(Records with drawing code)
____________________

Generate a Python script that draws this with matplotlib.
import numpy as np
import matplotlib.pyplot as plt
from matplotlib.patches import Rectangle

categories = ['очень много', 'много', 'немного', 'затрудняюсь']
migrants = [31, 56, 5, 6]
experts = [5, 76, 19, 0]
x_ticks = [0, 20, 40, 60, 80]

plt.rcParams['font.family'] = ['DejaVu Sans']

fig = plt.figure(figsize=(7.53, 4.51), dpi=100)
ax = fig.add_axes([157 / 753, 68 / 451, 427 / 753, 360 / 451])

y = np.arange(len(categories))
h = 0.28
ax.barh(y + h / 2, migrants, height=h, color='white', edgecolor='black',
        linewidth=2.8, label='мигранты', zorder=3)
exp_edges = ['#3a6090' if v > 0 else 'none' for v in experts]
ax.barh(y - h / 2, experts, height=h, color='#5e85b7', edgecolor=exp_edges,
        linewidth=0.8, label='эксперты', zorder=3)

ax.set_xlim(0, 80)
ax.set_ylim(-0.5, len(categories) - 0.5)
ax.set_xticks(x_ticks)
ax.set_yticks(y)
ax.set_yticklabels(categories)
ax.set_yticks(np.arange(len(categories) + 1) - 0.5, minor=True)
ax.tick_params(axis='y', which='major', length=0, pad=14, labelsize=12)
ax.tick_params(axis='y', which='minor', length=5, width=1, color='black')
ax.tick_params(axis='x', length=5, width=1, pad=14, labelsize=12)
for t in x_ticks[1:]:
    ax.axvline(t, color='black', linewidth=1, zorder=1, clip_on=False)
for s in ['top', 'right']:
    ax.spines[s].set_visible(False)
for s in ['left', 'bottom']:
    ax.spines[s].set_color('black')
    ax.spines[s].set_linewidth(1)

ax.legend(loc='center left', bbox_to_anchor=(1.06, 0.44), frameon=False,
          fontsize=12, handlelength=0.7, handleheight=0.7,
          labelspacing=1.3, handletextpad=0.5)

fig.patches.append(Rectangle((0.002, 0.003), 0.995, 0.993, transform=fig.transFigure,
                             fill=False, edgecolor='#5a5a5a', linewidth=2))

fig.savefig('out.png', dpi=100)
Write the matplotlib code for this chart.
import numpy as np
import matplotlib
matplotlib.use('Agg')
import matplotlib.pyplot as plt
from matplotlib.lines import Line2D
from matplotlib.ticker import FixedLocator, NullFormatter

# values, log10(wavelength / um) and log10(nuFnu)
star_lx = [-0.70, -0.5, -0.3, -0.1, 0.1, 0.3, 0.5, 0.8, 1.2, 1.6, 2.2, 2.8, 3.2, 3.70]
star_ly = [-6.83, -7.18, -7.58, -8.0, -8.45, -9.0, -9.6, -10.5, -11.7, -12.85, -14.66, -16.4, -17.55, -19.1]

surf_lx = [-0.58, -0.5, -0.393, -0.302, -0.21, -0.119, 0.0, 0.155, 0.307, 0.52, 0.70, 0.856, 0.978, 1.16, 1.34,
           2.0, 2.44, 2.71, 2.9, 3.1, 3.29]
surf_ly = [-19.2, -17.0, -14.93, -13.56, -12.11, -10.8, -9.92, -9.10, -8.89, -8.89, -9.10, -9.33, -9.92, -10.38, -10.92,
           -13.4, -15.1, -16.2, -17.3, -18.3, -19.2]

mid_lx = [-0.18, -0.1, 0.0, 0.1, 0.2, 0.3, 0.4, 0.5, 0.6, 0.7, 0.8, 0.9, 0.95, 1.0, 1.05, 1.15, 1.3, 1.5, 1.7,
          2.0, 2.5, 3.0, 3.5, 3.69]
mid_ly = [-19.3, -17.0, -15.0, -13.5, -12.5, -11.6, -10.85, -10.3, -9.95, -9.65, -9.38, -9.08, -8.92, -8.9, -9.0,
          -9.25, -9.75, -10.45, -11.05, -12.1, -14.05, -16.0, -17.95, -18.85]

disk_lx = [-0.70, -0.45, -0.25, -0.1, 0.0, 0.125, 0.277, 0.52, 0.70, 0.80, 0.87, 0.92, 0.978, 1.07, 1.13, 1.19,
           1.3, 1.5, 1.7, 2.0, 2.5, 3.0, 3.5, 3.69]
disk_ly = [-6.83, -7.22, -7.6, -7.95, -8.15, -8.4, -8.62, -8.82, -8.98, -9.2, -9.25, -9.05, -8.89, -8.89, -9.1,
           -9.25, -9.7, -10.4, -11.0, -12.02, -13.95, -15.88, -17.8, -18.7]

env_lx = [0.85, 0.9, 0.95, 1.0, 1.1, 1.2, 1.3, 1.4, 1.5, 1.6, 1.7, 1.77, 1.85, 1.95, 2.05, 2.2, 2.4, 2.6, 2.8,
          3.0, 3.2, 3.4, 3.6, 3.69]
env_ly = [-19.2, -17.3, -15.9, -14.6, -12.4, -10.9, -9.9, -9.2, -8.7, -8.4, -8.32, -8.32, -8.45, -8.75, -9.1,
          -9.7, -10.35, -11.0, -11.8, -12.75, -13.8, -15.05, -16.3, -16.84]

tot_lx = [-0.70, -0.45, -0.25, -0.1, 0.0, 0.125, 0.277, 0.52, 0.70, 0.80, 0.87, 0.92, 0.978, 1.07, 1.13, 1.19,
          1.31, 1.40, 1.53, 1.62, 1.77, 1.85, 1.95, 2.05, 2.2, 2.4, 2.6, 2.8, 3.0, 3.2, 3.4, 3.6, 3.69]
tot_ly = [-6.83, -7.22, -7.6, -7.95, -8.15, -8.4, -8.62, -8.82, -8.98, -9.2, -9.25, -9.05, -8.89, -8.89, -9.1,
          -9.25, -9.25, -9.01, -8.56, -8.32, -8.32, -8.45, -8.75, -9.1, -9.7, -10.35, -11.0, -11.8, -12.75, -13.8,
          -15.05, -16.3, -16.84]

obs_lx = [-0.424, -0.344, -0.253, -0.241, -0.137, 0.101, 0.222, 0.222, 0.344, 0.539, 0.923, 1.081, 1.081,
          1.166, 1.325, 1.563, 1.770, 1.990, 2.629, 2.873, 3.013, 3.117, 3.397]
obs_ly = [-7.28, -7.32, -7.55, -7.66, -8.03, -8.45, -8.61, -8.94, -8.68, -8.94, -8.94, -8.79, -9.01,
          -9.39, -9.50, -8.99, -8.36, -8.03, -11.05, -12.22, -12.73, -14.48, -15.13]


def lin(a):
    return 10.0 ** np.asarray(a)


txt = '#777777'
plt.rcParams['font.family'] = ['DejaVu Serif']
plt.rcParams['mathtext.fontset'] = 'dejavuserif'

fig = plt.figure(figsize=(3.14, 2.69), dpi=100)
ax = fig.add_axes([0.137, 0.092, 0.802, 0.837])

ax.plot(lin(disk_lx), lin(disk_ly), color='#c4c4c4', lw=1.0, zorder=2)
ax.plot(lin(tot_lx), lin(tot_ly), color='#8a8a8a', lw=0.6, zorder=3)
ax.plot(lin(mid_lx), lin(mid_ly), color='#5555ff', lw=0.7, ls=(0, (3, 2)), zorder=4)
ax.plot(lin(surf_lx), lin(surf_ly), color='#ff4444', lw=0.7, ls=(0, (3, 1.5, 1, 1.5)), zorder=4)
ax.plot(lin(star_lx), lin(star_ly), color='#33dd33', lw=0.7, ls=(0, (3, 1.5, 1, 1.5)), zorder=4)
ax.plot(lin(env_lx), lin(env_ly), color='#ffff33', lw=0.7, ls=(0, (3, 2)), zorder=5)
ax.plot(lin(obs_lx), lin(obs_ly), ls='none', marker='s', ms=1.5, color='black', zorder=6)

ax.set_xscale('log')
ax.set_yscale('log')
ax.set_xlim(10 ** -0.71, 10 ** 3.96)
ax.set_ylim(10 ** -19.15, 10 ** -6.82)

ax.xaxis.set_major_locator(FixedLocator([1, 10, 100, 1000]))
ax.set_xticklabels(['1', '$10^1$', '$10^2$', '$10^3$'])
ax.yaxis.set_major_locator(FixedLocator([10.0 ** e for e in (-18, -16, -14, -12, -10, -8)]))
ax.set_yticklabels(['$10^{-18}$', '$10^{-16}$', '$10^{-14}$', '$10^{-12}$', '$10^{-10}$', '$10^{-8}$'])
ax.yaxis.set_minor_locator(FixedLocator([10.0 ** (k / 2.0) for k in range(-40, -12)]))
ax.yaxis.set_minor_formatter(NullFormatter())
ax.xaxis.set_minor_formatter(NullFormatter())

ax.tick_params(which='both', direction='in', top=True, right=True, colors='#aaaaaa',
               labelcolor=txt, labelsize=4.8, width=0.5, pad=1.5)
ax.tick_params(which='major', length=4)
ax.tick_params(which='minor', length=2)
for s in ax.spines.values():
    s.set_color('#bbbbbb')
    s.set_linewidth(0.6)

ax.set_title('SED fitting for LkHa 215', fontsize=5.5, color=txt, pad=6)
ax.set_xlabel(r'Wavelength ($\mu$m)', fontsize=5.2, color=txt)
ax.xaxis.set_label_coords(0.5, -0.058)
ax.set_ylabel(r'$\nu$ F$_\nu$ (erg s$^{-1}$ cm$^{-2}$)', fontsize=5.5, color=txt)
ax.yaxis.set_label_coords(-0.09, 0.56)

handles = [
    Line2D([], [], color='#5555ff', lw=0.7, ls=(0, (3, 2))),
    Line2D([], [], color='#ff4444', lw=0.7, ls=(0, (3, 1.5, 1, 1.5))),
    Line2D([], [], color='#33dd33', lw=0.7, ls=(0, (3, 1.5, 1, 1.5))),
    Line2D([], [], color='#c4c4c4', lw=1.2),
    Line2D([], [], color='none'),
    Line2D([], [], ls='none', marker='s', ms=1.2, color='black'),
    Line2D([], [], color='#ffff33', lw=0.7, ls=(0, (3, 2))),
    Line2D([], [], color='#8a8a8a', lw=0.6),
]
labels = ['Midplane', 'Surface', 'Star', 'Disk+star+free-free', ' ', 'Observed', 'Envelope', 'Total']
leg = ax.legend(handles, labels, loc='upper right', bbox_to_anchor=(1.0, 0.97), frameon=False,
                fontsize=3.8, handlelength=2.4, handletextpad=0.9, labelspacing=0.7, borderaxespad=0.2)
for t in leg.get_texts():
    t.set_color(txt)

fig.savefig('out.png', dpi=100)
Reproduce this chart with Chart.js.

____________________

Task description |
Exactly as written, return the lines from the line containing "Write the matplotlib code for this chart." through the line containing "-9.25, -9.7, -10.4, -11.0, -12.02, -13.95, -15.88, -17.8, -18.7]", both included.

Reply to the task |
Write the matplotlib code for this chart.
import numpy as np
import matplotlib
matplotlib.use('Agg')
import matplotlib.pyplot as plt
from matplotlib.lines import Line2D
from matplotlib.ticker import FixedLocator, NullFormatter

# values, log10(wavelength / um) and log10(nuFnu)
star_lx = [-0.70, -0.5, -0.3, -0.1, 0.1, 0.3, 0.5, 0.8, 1.2, 1.6, 2.2, 2.8, 3.2, 3.70]
star_ly = [-6.83, -7.18, -7.58, -8.0, -8.45, -9.0, -9.6, -10.5, -11.7, -12.85, -14.66, -16.4, -17.55, -19.1]

surf_lx = [-0.58, -0.5, -0.393, -0.302, -0.21, -0.119, 0.0, 0.155, 0.307, 0.52, 0.70, 0.856, 0.978, 1.16, 1.34,
           2.0, 2.44, 2.71, 2.9, 3.1, 3.29]
surf_ly = [-19.2, -17.0, -14.93, -13.56, -12.11, -10.8, -9.92, -9.10, -8.89, -8.89, -9.10, -9.33, -9.92, -10.38, -10.92,
           -13.4, -15.1, -16.2, -17.3, -18.3, -19.2]

mid_lx = [-0.18, -0.1, 0.0, 0.1, 0.2, 0.3, 0.4, 0.5, 0.6, 0.7, 0.8, 0.9, 0.95, 1.0, 1.05, 1.15, 1.3, 1.5, 1.7,
          2.0, 2.5, 3.0, 3.5, 3.69]
mid_ly = [-19.3, -17.0, -15.0, -13.5, -12.5, -11.6, -10.85, -10.3, -9.95, -9.65, -9.38, -9.08, -8.92, -8.9, -9.0,
          -9.25, -9.75, -10.45, -11.05, -12.1, -14.05, -16.0, -17.95, -18.85]

disk_lx = [-0.70, -0.45, -0.25, -0.1, 0.0, 0.125, 0.277, 0.52, 0.70, 0.80, 0.87, 0.92, 0.978, 1.07, 1.13, 1.19,
           1.3, 1.5, 1.7, 2.0, 2.5, 3.0, 3.5, 3.69]
disk_ly = [-6.83, -7.22, -7.6, -7.95, -8.15, -8.4, -8.62, -8.82, -8.98, -9.2, -9.25, -9.05, -8.89, -8.89, -9.1,
           -9.25, -9.7, -10.4, -11.0, -12.02, -13.95, -15.88, -17.8, -18.7]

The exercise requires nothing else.